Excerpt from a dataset
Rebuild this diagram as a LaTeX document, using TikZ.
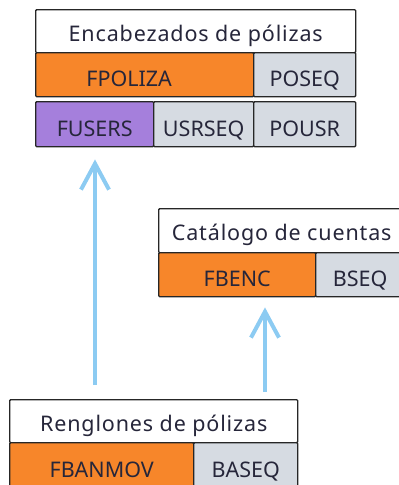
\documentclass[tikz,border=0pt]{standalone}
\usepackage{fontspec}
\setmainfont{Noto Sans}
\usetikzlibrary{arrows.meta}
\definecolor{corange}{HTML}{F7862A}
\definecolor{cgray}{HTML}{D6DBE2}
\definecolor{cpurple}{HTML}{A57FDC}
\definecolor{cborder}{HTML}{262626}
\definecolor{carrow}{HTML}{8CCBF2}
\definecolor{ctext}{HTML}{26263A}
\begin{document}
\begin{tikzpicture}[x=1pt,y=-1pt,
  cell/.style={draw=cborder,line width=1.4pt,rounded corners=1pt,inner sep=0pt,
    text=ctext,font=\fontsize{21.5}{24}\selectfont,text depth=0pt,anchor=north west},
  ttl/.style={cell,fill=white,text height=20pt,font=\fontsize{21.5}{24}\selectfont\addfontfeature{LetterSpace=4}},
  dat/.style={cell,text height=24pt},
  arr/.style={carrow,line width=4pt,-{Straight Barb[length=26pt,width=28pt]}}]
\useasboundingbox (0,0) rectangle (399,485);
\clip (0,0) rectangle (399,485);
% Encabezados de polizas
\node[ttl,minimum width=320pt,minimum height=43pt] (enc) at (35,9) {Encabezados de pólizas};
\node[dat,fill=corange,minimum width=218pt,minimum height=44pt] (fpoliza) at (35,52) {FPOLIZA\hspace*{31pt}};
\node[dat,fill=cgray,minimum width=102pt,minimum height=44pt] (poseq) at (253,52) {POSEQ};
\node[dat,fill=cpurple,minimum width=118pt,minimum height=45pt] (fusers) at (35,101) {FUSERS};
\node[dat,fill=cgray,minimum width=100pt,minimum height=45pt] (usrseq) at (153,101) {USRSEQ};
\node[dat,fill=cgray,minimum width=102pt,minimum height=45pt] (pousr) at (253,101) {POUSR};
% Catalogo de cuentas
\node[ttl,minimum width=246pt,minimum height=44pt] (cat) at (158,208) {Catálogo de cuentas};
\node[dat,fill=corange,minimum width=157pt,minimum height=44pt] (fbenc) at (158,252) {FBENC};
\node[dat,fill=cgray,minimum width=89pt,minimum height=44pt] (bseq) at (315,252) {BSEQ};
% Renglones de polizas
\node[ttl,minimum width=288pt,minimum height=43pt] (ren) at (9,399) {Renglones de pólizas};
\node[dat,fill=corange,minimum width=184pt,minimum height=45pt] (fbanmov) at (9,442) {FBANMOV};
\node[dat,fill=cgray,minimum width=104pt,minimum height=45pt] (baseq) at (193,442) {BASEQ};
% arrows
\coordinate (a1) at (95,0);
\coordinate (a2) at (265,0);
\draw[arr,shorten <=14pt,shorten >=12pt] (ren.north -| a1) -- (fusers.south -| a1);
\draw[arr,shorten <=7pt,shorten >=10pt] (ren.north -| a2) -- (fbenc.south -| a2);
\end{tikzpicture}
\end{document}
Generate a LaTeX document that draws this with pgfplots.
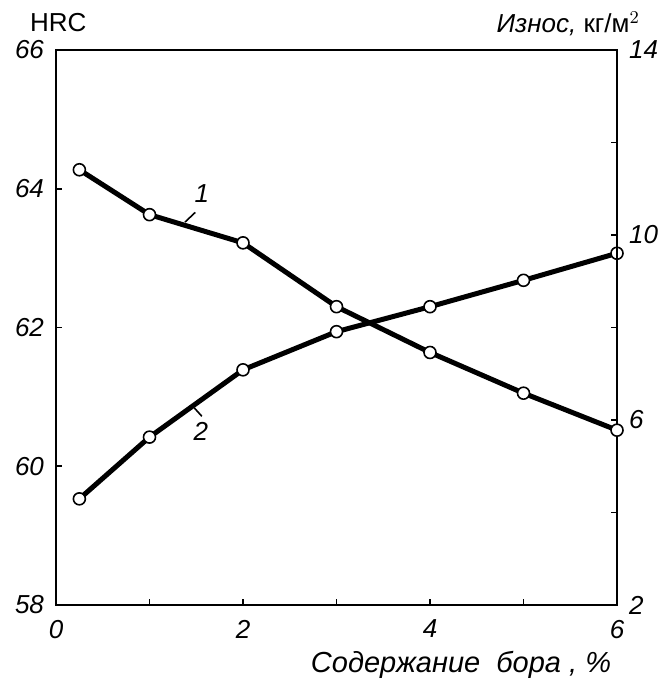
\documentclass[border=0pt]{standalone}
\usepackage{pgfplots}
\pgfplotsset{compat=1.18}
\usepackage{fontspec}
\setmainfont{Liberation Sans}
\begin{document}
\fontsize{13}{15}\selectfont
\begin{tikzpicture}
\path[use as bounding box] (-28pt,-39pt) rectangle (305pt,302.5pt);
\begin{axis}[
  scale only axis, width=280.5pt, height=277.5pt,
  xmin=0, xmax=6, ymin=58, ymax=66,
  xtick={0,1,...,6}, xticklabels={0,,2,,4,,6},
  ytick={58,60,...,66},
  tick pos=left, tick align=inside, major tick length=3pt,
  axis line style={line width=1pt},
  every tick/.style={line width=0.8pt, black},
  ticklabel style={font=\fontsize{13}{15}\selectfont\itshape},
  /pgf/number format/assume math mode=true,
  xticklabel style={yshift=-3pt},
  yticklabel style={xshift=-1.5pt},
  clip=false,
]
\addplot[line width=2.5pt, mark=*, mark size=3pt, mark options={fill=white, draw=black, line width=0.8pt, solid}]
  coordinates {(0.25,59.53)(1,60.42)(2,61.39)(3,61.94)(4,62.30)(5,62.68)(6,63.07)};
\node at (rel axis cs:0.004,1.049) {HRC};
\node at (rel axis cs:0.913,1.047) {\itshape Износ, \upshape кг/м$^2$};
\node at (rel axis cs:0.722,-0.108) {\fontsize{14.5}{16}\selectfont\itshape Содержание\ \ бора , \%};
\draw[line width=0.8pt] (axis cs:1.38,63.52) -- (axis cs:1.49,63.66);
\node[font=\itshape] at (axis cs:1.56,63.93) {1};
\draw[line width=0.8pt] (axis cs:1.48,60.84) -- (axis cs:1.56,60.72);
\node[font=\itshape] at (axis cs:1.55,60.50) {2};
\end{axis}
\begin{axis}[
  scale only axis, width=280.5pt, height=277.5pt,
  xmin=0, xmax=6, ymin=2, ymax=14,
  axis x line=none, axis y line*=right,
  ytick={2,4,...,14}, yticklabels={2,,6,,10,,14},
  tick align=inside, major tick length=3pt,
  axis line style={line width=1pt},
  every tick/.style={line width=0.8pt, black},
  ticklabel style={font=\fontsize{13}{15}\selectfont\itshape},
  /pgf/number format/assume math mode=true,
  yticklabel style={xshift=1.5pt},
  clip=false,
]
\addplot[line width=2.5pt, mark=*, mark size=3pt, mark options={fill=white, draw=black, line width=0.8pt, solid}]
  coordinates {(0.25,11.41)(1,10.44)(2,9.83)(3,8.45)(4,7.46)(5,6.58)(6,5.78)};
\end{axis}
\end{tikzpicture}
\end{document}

PROBLEM
From the records given above, copy all lines containing "LaTeX".

ANSWER IN FULL
Rebuild this diagram as a LaTeX document, using TikZ.
Generate a LaTeX document that draws this with pgfplots.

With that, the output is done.